Larger spans result in “better” fits, at least in the sense of being more pleasant to the eye:

tmp <- loess(NOx ~ E, data = ethanol, span = .25, degree = 2, family = "gaussian")
plot(NOx ~ E, data = ethanol, pch = 19, col = "gray", cex = 1.5)
lines(predict(tmp, newdata = prs) ~ prs, data = ethanol, lwd = 4, col = "hotpink")
tmp <- loess(NOx ~ E, data = ethanol, span = .5, degree = 2, family = "gaussian")
lines(predict(tmp, newdata = prs) ~ prs, data = ethanol, lwd = 4, col = "darkgreen")
legend("topleft", legend = c("span: 0.25", "span: 0.50"), col = c("hotpink", "darkgreen"), lwd = 4)

The range of sensible or acceptable values of the argument span in loess is determined, of course, by the exact definition of this parameter. Information can be found in the corresponding help page, as usual. As you probably know, an “optimal” value of span could be chosen using cross-validation. A couple of very good questions for you are the following:

  • are kernel regression estimators linear in the sense of there being a matrix S such that the fitted values equal S y, where y is the vector of responses in the training set, and S does not depend on y?
  • use K-fold cross-validation to choose an “optimal” value of span.
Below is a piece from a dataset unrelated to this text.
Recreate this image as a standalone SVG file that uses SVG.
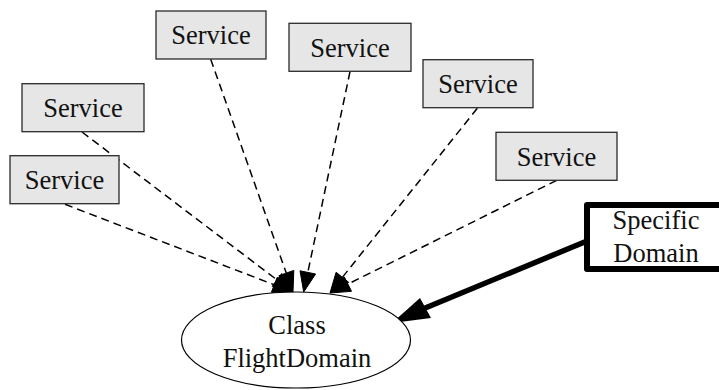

8.1 The problem of outliers and other model departures

When the data may contain outliers and/or other atypical observations, the estimation methods discussed above may be seriously affected, even if there are only a few such aberrant data points in the training set (possible outliers in the test / validation set are also a concern, but we don’t have time to discuss it here). Some robust estimation methods based on kernel smoothers exist. See for example (Boente, Martínez, and Salibián-Barrera 2017) and references therein. This paper deals with a slightly more complex model (additive model), but when only component exists, it is the same model discussed in class. The RBF package implementing this method is available from CRAN and also here.